Ten voices. One stage. Co-Musical Directors Miroslav Bukovsky, Sandy Evans, and Paul Cutlan lead a band of the country’s most decorated improvisers: Andrew Robson, Matthew Ottignon, Warwick Alder, James Greening, Steve Elphick, Kevin Hunt, and Rease Cameron.
Collectively, they represent decades of ARIA wins, international festival appearances, and some of the most significant bodies of work in Australian jazz. Through an ever-evolving lineup, Ten Part Invention carries forward the legacy of its founder, the late John Pochée – performing exclusively the works of Australian composers.
The Sydney Morning Herald called them ‘the Rolls Royce of Australian Jazz.’ The Age wrote that ‘the virtuosity and musicianship are peerless.’ Neither verdict has aged.
The Story so far...
Ten Part Invention was formed in 1986 by Sydney drummer John Pochée OAM, debuting at the Adelaide Festival of Arts in a Fez Bar residency that immediately signalled something singular. The band was built around a clear mandate: to perform exclusively the works of Australian composers, with an evolving ensemble featuring the country’s finest jazz musicians serving as both interpreters and creators. That mandate has held for forty years.
The founding compositional core comprised pianist Roger Frampton, trumpeter Miroslav Bukovsky, and saxophonist Sandy Evans, three major composer/instrumentalists who between them generated the bulk of the early repertoire. Pochée’s role was structural as much as musical. He held the ensemble together, commissioned works from composers outside the band.
Adrian Jackson, reviewing the band’s Melbourne debut in The Age in 1989, noted that unlike comparable large ensembles of the period, TPI “sounded like a team of musicians with a purpose and attitudes in common.”

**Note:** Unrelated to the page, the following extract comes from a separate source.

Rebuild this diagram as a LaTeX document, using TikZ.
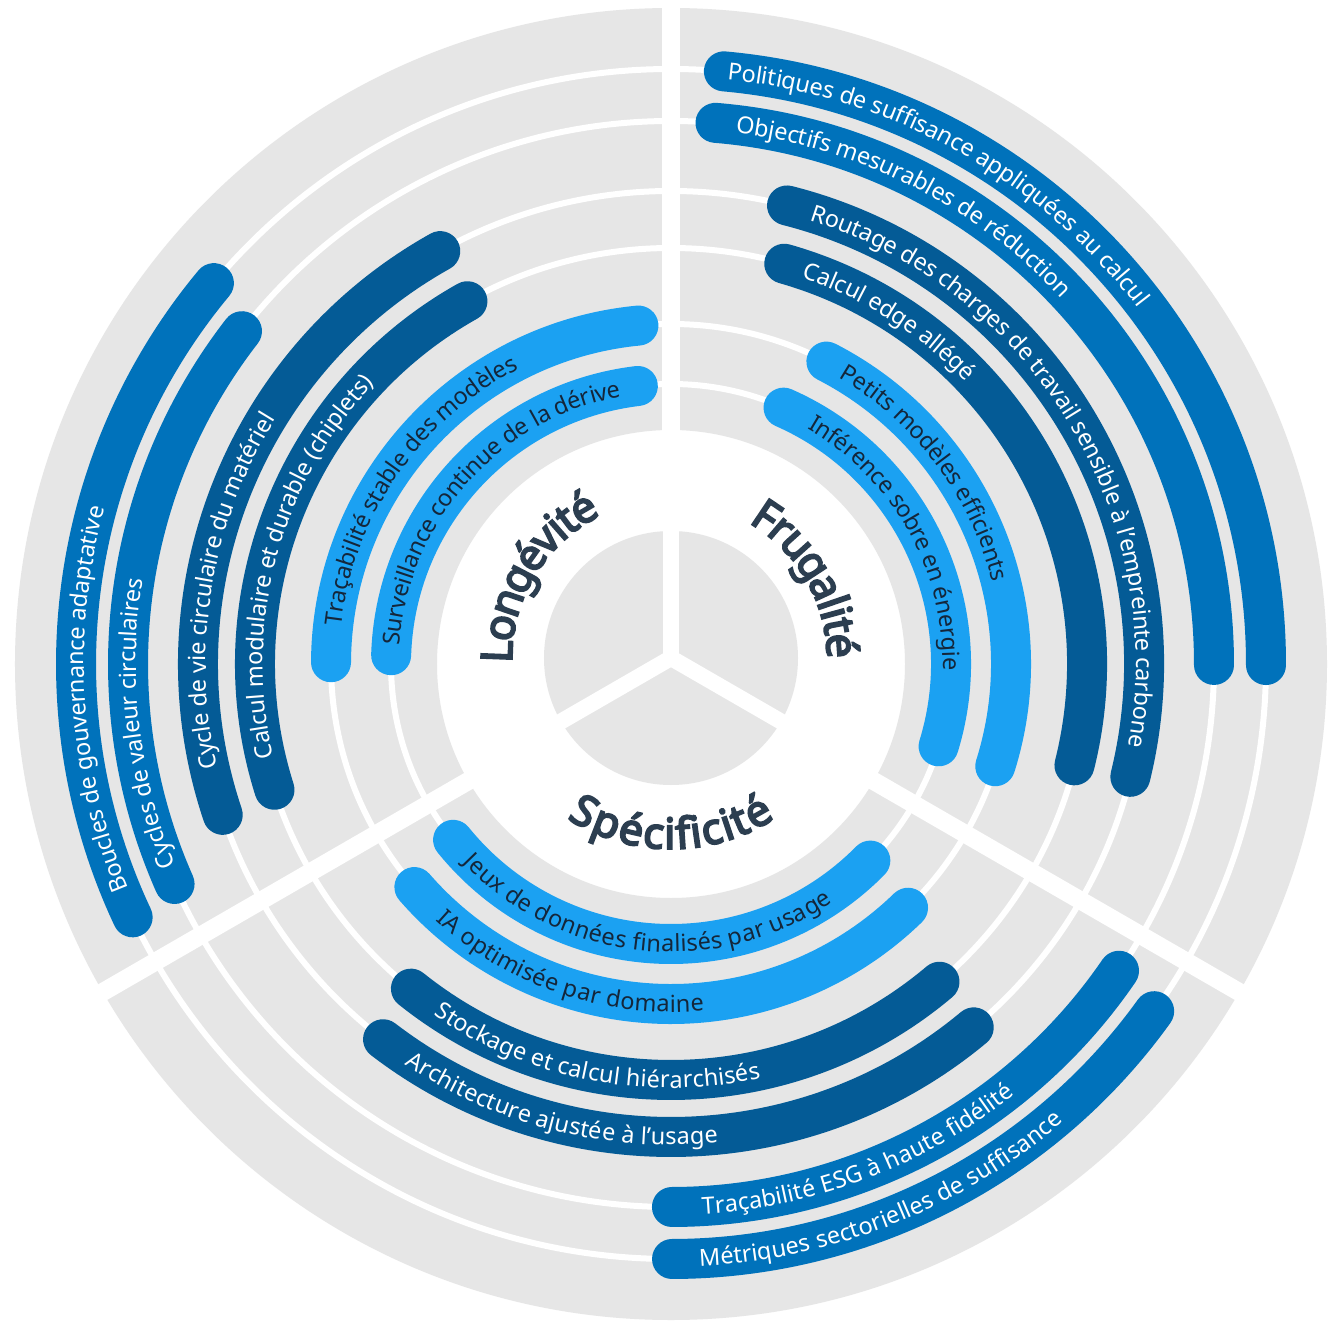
\documentclass[tikz,border=0pt]{standalone}
\usepackage{fontspec}
\setmainfont{Noto Sans}
\newfontfamily\titlefam{Noto Sans}[FakeBold=4.5]
\usetikzlibrary{decorations.text}
\definecolor{ringgray}{HTML}{E6E6E6}
\definecolor{pilllight}{HTML}{1BA1F2}
\definecolor{pillmid}{HTML}{0072BB}
\definecolor{pilldark}{HTML}{045B96}
\definecolor{titleink}{HTML}{2C3E50}
\definecolor{darkink}{HTML}{14263A}

\newcommand{\rinner}{234}
\newcommand{\router}{656}
\newcommand{\pillfont}{\fontsize{23.5}{25}\selectfont}
\newcommand{\titlefont}{\titlefam\fontsize{43}{45}\selectfont\color{titleink}}

% \pill[text colour]{fill}{radius}{from}{to}{indent}{label}
\newcommand{\pill}[7][white]{%
  \draw[pillline, #2] (#4:#3) arc[start angle=#4, end angle=#5, radius=#3];
  \path[decorate, decoration={text along path, text={|\pillfont\color{#1}|#7},
      text align={align=left, left indent=#6pt}, raise=-8pt}]
    (#4:#3) arc[start angle=#4, end angle=#5, radius=#3];
}

\begin{document}
\begin{tikzpicture}[
    x=1pt, y=1pt,
    pillline/.style={line width=40pt, line cap=round},
    ringline/.style={white, line width=6pt},
    title/.style={decorate, decoration={text along path, text align=center, raise=-16pt}}
]
\fill[white] (-671,-658) rectangle (661,664);
\useasboundingbox (-671,-658) rectangle (661,664);

% gray ring, track lines and the three cuts
\fill[ringgray, even odd rule] (0,0) circle[radius=\router] (0,0) circle[radius=\rinner];
\foreach \rad in {280,340,416,473,543,595}
  \draw[ringline] (0,0) circle[radius=\rad];
\foreach \a in {90,210,330}
  \draw[white, line width=18pt] (0,0) -- (\a:670);

% hub
\begin{scope}[shift={(0,6)}]
  \fill[ringgray] (0,0) circle[radius=127];
  \foreach \a in {90,210,330}
    \draw[white, line width=16pt] (0,0) -- (\a:135);
\end{scope}

% Longevite
\pill{pillmid}{595}{205.2}{140.2}{28}{Boucles de gouvernance adaptative}
\pill{pillmid}{543}{203.9}{142.2}{17}{Cycles de valeur circulaires}
\pill{pilldark}{473}{198.6}{119.2}{47}{Cycle de vie circulaire du matériel}
\pill{pilldark}{416}{197.6}{119.3}{32}{Calcul modulaire et durable (chiplets)}
\pill[darkink]{pilllight}{340}{179.7}{95.5}{37}{Traçabilité stable des modèles}
\pill[darkink]{pilllight}{280}{178.2}{96.8}{10}{Surveillance continue de la dérive}

% Frugalite
\pill{pillmid}{595}{84.9}{-0.1}{4}{Politiques de suffisance appliquées au calcul}
\pill{pillmid}{543}{85.3}{-0.1}{21}{Objectifs mesurables de réduction}
\pill{pilldark}{473}{75.8}{-13.8}{26}{Routage des charges de travail sensible à l’empreinte carbone}
\pill{pilldark}{416}{74.2}{-14.1}{21}{Calcul edge allégé}
\pill[darkink]{pilllight}{340}{62.8}{-17.5}{19}{Petits modèles efficients}
\pill[darkink]{pilllight}{280}{66.3}{-17.1}{31}{Inférence sobre en énergie}

% Specificite
\pill[darkink]{pilllight}{280}{218.9}{315.4}{23}{Jeux de données finalisés par usage}
\pill[darkink]{pilllight}{340}{221}{314.2}{38}{IA optimisée par domaine}
\pill{pilldark}{416}{231.3}{310.2}{33}{Stockage et calcul hiérarchisés}
\pill{pilldark}{473}{232.5}{309.8}{32}{Architecture ajustée à l’usage}
\pill{pillmid}{543}{270.1}{325.6}{30}{Traçabilité ESG à haute fidélité}
\pill{pillmid}{595}{270.1}{324.3}{27}{Métriques sectorielles de suffisance}

% titles
\begin{scope}[shift={(0,6)}]
  \path[title, decoration={text={|\titlefont|Longévité}}]
    (190:175) arc[start angle=190, end angle=108, radius=175];
  \path[title, decoration={text={|\titlefont|Frugalité}}]
    (71:172) arc[start angle=71, end angle=-11, radius=172];
  \path[title, decoration={text={|\titlefont|Spécificité}}]
    (230:175) arc[start angle=230, end angle=310, radius=175];
\end{scope}
\end{tikzpicture}
\end{document}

The debut album, recorded at ABC Studios in November 1987 and released in 1990, earned an ARIA nomination for Best Jazz Album. A second album, Tall Stories, followed in 1994 on Rufus Records, introducing Sandy Evans’s “Wind Over The Lake” and Frampton’s “Jazznost Suite” to the permanent repertoire. Both recordings established the ensemble’s characteristic texture: a horn section of significant depth and density, a rhythm section with fierce groove, and compositions that functioned as architecture for improvisation rather than mere vehicles for it.
Roger Frampton passed away in January 2000. His final concert, captured at the Wangaratta Festival of Jazz in October 1999, was later released as Live at Wangaratta: The Music of Roger Frampton and is regarded as one of the most significant recordings in Australian jazz history. Pianist Paul McNamara stepped in, and the band recorded Unidentified Spaces at Sony Studios, dedicating it to Frampton. Pochée later named it his favourite TPI album.
International recognition followed. In 2004, the band performed at the Chicago Jazz Festival to a standing ovation and went on to play the Kennedy Center in Washington DC. By this point the critical consensus was settled. The Sydney Morning Herald called them “the Rolls Royce of Australian Jazz.” The Age wrote that “the virtuosity and musicianship are peerless.”
Pochée retired from the drum chair in 2011, handing the role to Rease Cameron (fka, Dave Goodman), though he remained an active presence until he passed in November 2022, aged 82. The band performed a memorial concert for him at The Great Club in Marrickville in March 2023.
Now led by co-Musical Directors Miroslav Bukovsky and Sandy Evans, Ten Part Invention enters its fortieth year with a new ABC Jazz album, Time Is Moved, and a lineup that carries both the band’s history and its original appetite for forward movement.